● Exercise prompt:
Could you repeat, exactly as they stand, the lines between the one with "Recreate this image" and the one with "2,3,4,5,6,7,8,9];", inclusive, minus the pictures?
-- BEGIN Extracted data --
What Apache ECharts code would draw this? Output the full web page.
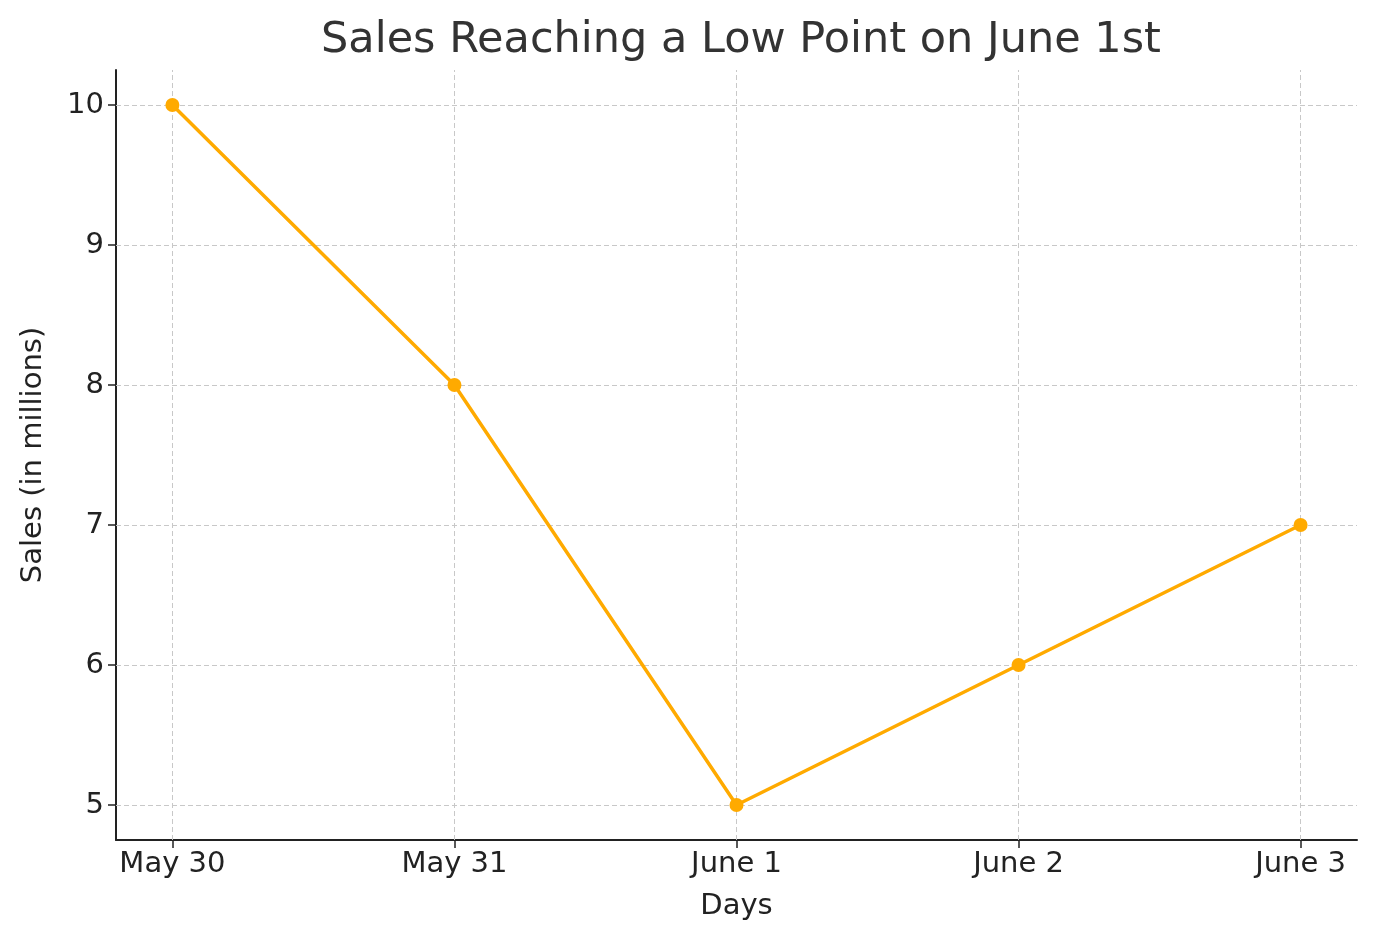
<!DOCTYPE html>
<html><head><meta charset="utf-8">
<script src="https://cdn.jsdelivr.net/npm/echarts@6/dist/echarts.min.js"></script>
<style>html,body{margin:0;padding:0;background:#fff}#c{width:1376px;height:947px}</style>
</head><body><div id="c"></div>
<script>
const categories = ["May 30","May 31","June 1","June 2","June 3"];
const sales = [10, 8, 5, 6, 7];
const yTicks = [5, 6, 7, 8, 9, 10];
const xTicks = [0, 1, 2, 3, 4];

const chart = echarts.init(document.getElementById('c'));
const font = 'DejaVu Sans';
const gridLine = {color:'#c8c8c8', type:[5,3], width:1};
chart.setOption({
  animation:false,
  textStyle:{fontFamily:font},
  title:{text:'Sales Reaching a Low Point on June 1st', left:736, textAlign:'center', top:14,
    textStyle:{fontFamily:font, fontSize:43, fontWeight:'normal', color:'#333'}},
  grid:{left:116, right:19, top:70, bottom:107},
  xAxis:{type:'value', min:-0.2, max:4.2,
    name:'Days', nameLocation:'middle', nameGap:52,
    nameTextStyle:{fontSize:29, color:'#222', fontFamily:font},
    axisLine:{onZero:false, lineStyle:{color:'#222', width:2}},
    axisTick:{show:true, length:8, customValues:xTicks, lineStyle:{color:'#222', width:1.5}},
    axisLabel:{customValues:xTicks, fontSize:29, color:'#222', margin:10, fontFamily:font,
      formatter:v=>categories[Math.round(v)]},
    splitLine:{show:false}},
  yAxis:{type:'value', min:4.75, max:10.25,
    name:'Sales (in millions)', nameLocation:'middle', nameGap:68,
    nameTextStyle:{fontSize:29, color:'#222', fontFamily:font},
    axisLine:{show:true, onZero:false, lineStyle:{color:'#222', width:2}},
    axisTick:{show:true, length:8, customValues:yTicks, lineStyle:{color:'#222', width:1.5}},
    axisLabel:{customValues:yTicks, fontSize:29, color:'#222', margin:12, fontFamily:font},
    splitLine:{show:false}},
  series:[{
    type:'line', data:sales.map((v,i)=>[i,v]),
    lineStyle:{color:'#ffaa00', width:3.5}, itemStyle:{color:'#ffaa00'},
    symbol:'circle', symbolSize:14, z:5,
    markLine:{silent:true, symbol:'none', label:{show:false}, lineStyle:gridLine, z:1,
      data:[...yTicks.map(v=>({yAxis:v})), ...xTicks.map(v=>({xAxis:v}))]}
  }]
});
</script></body></html>
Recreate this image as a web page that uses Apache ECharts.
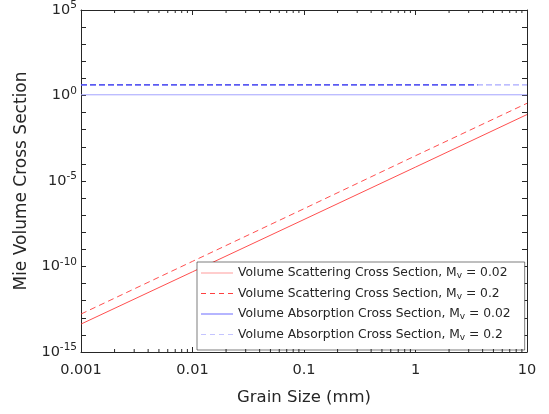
<!DOCTYPE html>
<html>
<head>
<meta charset="utf-8">
<script src="https://cdn.jsdelivr.net/npm/echarts@6/dist/echarts.min.js"></script>
<style>html,body{margin:0;padding:0;background:#fff}#c{width:549px;height:414px}</style>
</head>
<body>
<div id="c"></div>
<script>
// Grain size (mm)
const grainSize = [0.001, 0.01, 0.1, 1, 10];
// Volume scattering cross section, Mv = 0.02
const scat002 = [4.3e-14, 4.9e-11, 5.6e-8, 6.5e-5, 0.077];
// Volume scattering cross section, Mv = 0.2
const scat02 = [1.66e-13, 2.0e-10, 2.4e-7, 3.0e-4, 0.35];
// Volume absorption cross section, Mv = 0.02
const absGrain = [0.001, 10];
const abs002 = [1.1, 1.1];
// Volume absorption cross section, Mv = 0.2
const abs02 = [4.2, 4.2];
// darker overlapping dashed segment
const absOverlapGrain = [0.001, 3.6];
const absOverlap = [4.2, 4.2];

const seriesNames = [
  'Volume Scattering Cross Section, Mv = 0.02',
  'Volume Scattering Cross Section, Mv = 0.2',
  'Volume Absorption Cross Section, Mv = 0.02',
  'Volume Absorption Cross Section, Mv = 0.2'
];
const legendLabels = [
  ['Volume Scattering Cross Section, M', 'v', ' = 0.02'],
  ['Volume Scattering Cross Section, M', 'v', ' = 0.2'],
  ['Volume Absorption Cross Section, M', 'v', ' = 0.02'],
  ['Volume Absorption Cross Section, M', 'v', ' = 0.2']
];
const legendColors = ['#ff9a9a', '#ff4040', '#6b6bff', '#c4c4ff'];
const xTickLabels = ['0.001', '0.01', '0.1', '1', '10'];
const xMinorTicks = [0.002,0.003,0.004,0.005,0.006,0.007,0.008,0.009,
  0.02,0.03,0.04,0.05,0.06,0.07,0.08,0.09,
  0.2,0.3,0.4,0.5,0.6,0.7,0.8,0.9,
  2,3,4,5,6,7,8,9];

const FONT = 'DejaVu Sans';
const TXT = '#262626';
const zip = (xs, ys) => xs.map((x, i) => [x, ys[i]]);

// legend sample icons (solid / dashed strip)
const ICON_SOLID = 'path://M0,0L32,0L32,1L0,1Z';
const ICON_DASH = 'path://M0,0L5,0L5,1L0,1Z M9,0L14,0L14,1L9,1Z M18,0L23,0L23,1L18,1Z M27,0L32,0L32,1L27,1Z';

const chart = echarts.init(document.getElementById('c'), null, {renderer: 'canvas'});

const xCommon = {
  type: 'log', logBase: 10, min: 0.001, max: 10, interval: 1,
  axisLine: {show: true, onZero: false, lineStyle: {color: TXT, width: 1}},
  axisTick: {show: true, inside: true, length: 5, lineStyle: {color: TXT}},
  splitLine: {show: false}
};
const yCommon = {
  type: 'log', logBase: 10, min: 1e-15, max: 1e5, interval: 1,
  axisLine: {show: true, onZero: false, lineStyle: {color: TXT, width: 1}},
  axisTick: {show: true, inside: true, length: 5, lineStyle: {color: TXT}},
  splitLine: {show: false}
};

const option = {
  animation: false,
  backgroundColor: '#fff',
  grid: {left: 81, right: 22, top: 9, bottom: 62, containLabel: false},
  xAxis: [
    Object.assign({}, xCommon, {
      position: 'bottom',
      name: 'Grain Size (mm)', nameLocation: 'middle', nameGap: 37,
      nameTextStyle: {fontFamily: FONT, fontSize: 16.5, color: TXT},
      axisLabel: {
        show: true, margin: 11, fontFamily: FONT, fontSize: 14.5, color: TXT,
        formatter: v => {
          const e = Math.round(Math.log10(v));
          return xTickLabels[e + 3] || '';
        }
      }
    }),
    Object.assign({}, xCommon, {position: 'top', axisLabel: {show: false}})
  ],
  yAxis: [
    Object.assign({}, yCommon, {
      position: 'left',
      name: 'Mie Volume Cross Section', nameLocation: 'middle', nameGap: 47,
      nameTextStyle: {fontFamily: FONT, fontSize: 17, color: TXT},
      axisLabel: {
        show: true, margin: 4, fontFamily: FONT, color: TXT,
        formatter: v => {
          const e = Math.round(Math.log10(v));
          if (e % 5 !== 0) return '';
          return '{b|10}{s|' + e + '}';
        },
        rich: {
          b: {fontFamily: FONT, fontSize: 14.5, color: TXT, lineHeight: 20},
          s: {fontFamily: FONT, fontSize: 10.5, color: TXT, lineHeight: 10, verticalAlign: 'top'}
        }
      }
    }),
    Object.assign({}, yCommon, {position: 'right', axisLabel: {show: false}})
  ],
  legend: {
    show: true,
    orient: 'vertical', left: 197, top: 262,
    data: seriesNames.map((n, i) => ({
      name: n,
      icon: (i % 2 === 1) ? ICON_DASH : ICON_SOLID,
      itemStyle: {color: legendColors[i], opacity: 1, borderWidth: 0}
    })),
    itemWidth: 32, itemHeight: 1.2, itemGap: 7,
    padding: [5, 14, 8, 4],
    backgroundColor: '#fff', borderColor: TXT, borderWidth: 0.6, borderRadius: 0,
    formatter: name => {
      const p = legendLabels[seriesNames.indexOf(name)];
      return '{a|' + p[0] + '}{v|' + p[1] + '}{a|' + p[2] + '}';
    },
    textStyle: {
      fontFamily: FONT, color: TXT,
      rich: {
        a: {fontFamily: FONT, fontSize: 12.3, color: TXT, lineHeight: 15},
        v: {fontFamily: FONT, fontSize: 9, color: TXT, lineHeight: 9, verticalAlign: 'bottom'}
      }
    }
  },
  series: [
    {
      name: seriesNames[0], type: 'line', xAxisIndex: 0, yAxisIndex: 0,
      data: zip(grainSize, scat002), showSymbol: false, symbol: 'none',
      itemStyle: {color: '#ff3030'},
      lineStyle: {color: '#ff3030', width: 1, opacity: 0.85}, z: 3
    },
    {
      name: seriesNames[1], type: 'line', xAxisIndex: 0, yAxisIndex: 0,
      data: zip(grainSize, scat02), showSymbol: false, symbol: 'none',
      itemStyle: {color: '#ff3030'},
      lineStyle: {color: '#ff3030', width: 1, type: [6, 4], opacity: 0.85}, z: 3
    },
    {
      name: seriesNames[2], type: 'line', xAxisIndex: 0, yAxisIndex: 0,
      data: zip(absGrain, abs002), showSymbol: false, symbol: 'none',
      itemStyle: {color: '#a3a3ff'},
      lineStyle: {color: '#a3a3ff', width: 1}, z: 3
    },
    {
      name: seriesNames[3], type: 'line', xAxisIndex: 0, yAxisIndex: 0,
      data: zip(absGrain, abs02), showSymbol: false, symbol: 'none',
      itemStyle: {color: '#a8a8ff'},
      lineStyle: {color: '#a8a8ff', width: 1.2, type: [6, 3]}, z: 3
    },
    {
      name: 'overlap', type: 'line', xAxisIndex: 0, yAxisIndex: 0,
      data: zip(absOverlapGrain, absOverlap), showSymbol: false, symbol: 'none',
      itemStyle: {color: '#3a3aee'},
      lineStyle: {color: '#3a3aee', width: 1.2, type: [6, 3]}, z: 4
    },
    {
      name: 'minorTicks', type: 'custom', xAxisIndex: 0, yAxisIndex: 0,
      data: xMinorTicks.map(v => [v]), silent: true, z: 5,
      renderItem: (params, api) => {
        const b = api.coord([api.value(0), 1e-15]);
        const t = api.coord([api.value(0), 1e5]);
        return {
          type: 'group', children: [
            {type: 'line', shape: {x1: b[0], y1: b[1], x2: b[0], y2: b[1] - 3}, style: {stroke: TXT, lineWidth: 1}},
            {type: 'line', shape: {x1: t[0], y1: t[1], x2: t[0], y2: t[1] + 3}, style: {stroke: TXT, lineWidth: 1}}
          ]
        };
      }
    }
  ]
};
chart.setOption(option);
</script>
</body>
</html>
-- END Extracted data --
● Written solution:
Recreate this image as a web page that uses Apache ECharts.
<!DOCTYPE html>
<html>
<head>
<meta charset="utf-8">
<script src="https://cdn.jsdelivr.net/npm/echarts@6/dist/echarts.min.js"></script>
<style>html,body{margin:0;padding:0;background:#fff}#c{width:549px;height:414px}</style>
</head>
<body>
<div id="c"></div>
<script>
// Grain size (mm)
const grainSize = [0.001, 0.01, 0.1, 1, 10];
// Volume scattering cross section, Mv = 0.02
const scat002 = [4.3e-14, 4.9e-11, 5.6e-8, 6.5e-5, 0.077];
// Volume scattering cross section, Mv = 0.2
const scat02 = [1.66e-13, 2.0e-10, 2.4e-7, 3.0e-4, 0.35];
// Volume absorption cross section, Mv = 0.02
const absGrain = [0.001, 10];
const abs002 = [1.1, 1.1];
// Volume absorption cross section, Mv = 0.2
const abs02 = [4.2, 4.2];
// darker overlapping dashed segment
const absOverlapGrain = [0.001, 3.6];
const absOverlap = [4.2, 4.2];

const seriesNames = [
  'Volume Scattering Cross Section, Mv = 0.02',
  'Volume Scattering Cross Section, Mv = 0.2',
  'Volume Absorption Cross Section, Mv = 0.02',
  'Volume Absorption Cross Section, Mv = 0.2'
];
const legendLabels = [
  ['Volume Scattering Cross Section, M', 'v', ' = 0.02'],
  ['Volume Scattering Cross Section, M', 'v', ' = 0.2'],
  ['Volume Absorption Cross Section, M', 'v', ' = 0.02'],
  ['Volume Absorption Cross Section, M', 'v', ' = 0.2']
];
const legendColors = ['#ff9a9a', '#ff4040', '#6b6bff', '#c4c4ff'];
const xTickLabels = ['0.001', '0.01', '0.1', '1', '10'];
const xMinorTicks = [0.002,0.003,0.004,0.005,0.006,0.007,0.008,0.009,
  0.02,0.03,0.04,0.05,0.06,0.07,0.08,0.09,
  0.2,0.3,0.4,0.5,0.6,0.7,0.8,0.9,
  2,3,4,5,6,7,8,9];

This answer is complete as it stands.